Utah is No. 5 among the states and the District of Columbia in the money that it reaps from nonlocal visitors to national park units, according to a study by the National Park Service and Michigan State University.

The report said that nonlocal visitors to Utah's National Park Service units in 2007 spent $484.6 million on food, hotels, souvenirs, gasoline and other items in communities within 50 miles of a park.

The only areas where park visitors spent more were California ($1.03 billion), the District of Columbia ($974.6 million), North Carolina ($682.5 million) and Florida ($521.4 million).

The study said that visitor spending supported 10,234 jobs in Utah near its parks. Payrolls from the parks themselves funded another 913 jobs. National park units in Utah supported 11,147 jobs overall in the state.

That means Utah also ranks No. 5 in the country for national parks-related jobs, behind California (24,626), D.C. (24,340), Arizona (18,257) and North Carolina (13,998).

The study said Utah parks had more than 8.1 million recreational visitors in 2007.

"Most of them need a place to stay overnight. They all needed meals each day and most of them bought something to take home and remind them of their experience. When you add that up, you get a sense of the economic impact national parks have across the country —and it's significant," said National Park Service Director Mary A. Bomar.

She used the numbers to build a case that the National Park Service's overall budget of $2.65 billion in 2007 was a good deal, in part, because it led visitors to spend $11.8 billion in parks and nearby communities nationwide.

"Every tax dollar spent on national parks resulted in more than $4 in visitor spending in communities within 50 miles of a national park site," Bomar said.

Figures for 2008 are not yet available, although Bomar said she expects such spending was as high or higher this year despite $4 per gallon gasoline during the peak summer travel period.
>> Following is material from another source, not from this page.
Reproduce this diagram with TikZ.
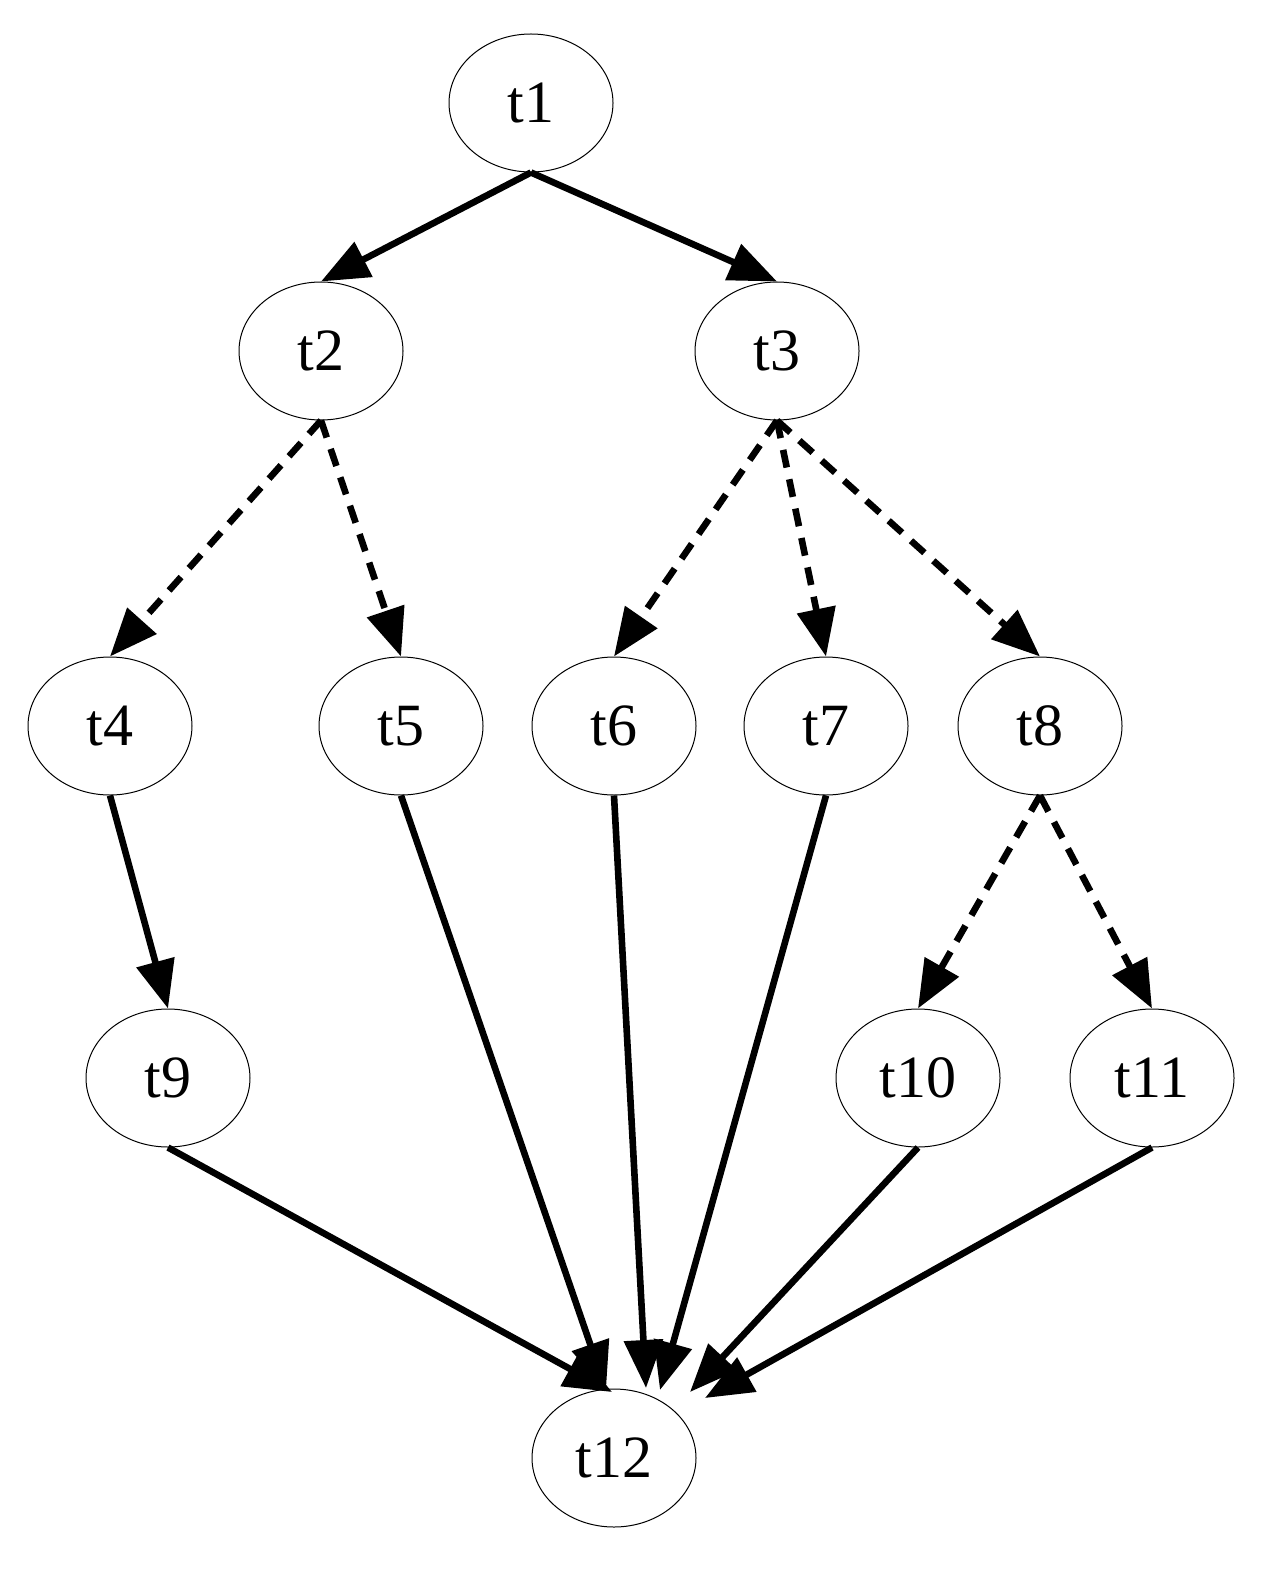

She said visitation fell only slightly despite high-priced gasoline.

Just four of Utah's 13 National Park Service units brought more than 80 percent of nonlocal visitor spending in Utah

—Zion, Glen Canyon (the Utah portion), Bryce Canyon and Arches.

Zion, the state's most-visited national park in 2007, attracted 2.7 million visitors, a third of all the state's national park visitors in 2007. They spent nearly $133 million and supported an estimated 2,843 jobs.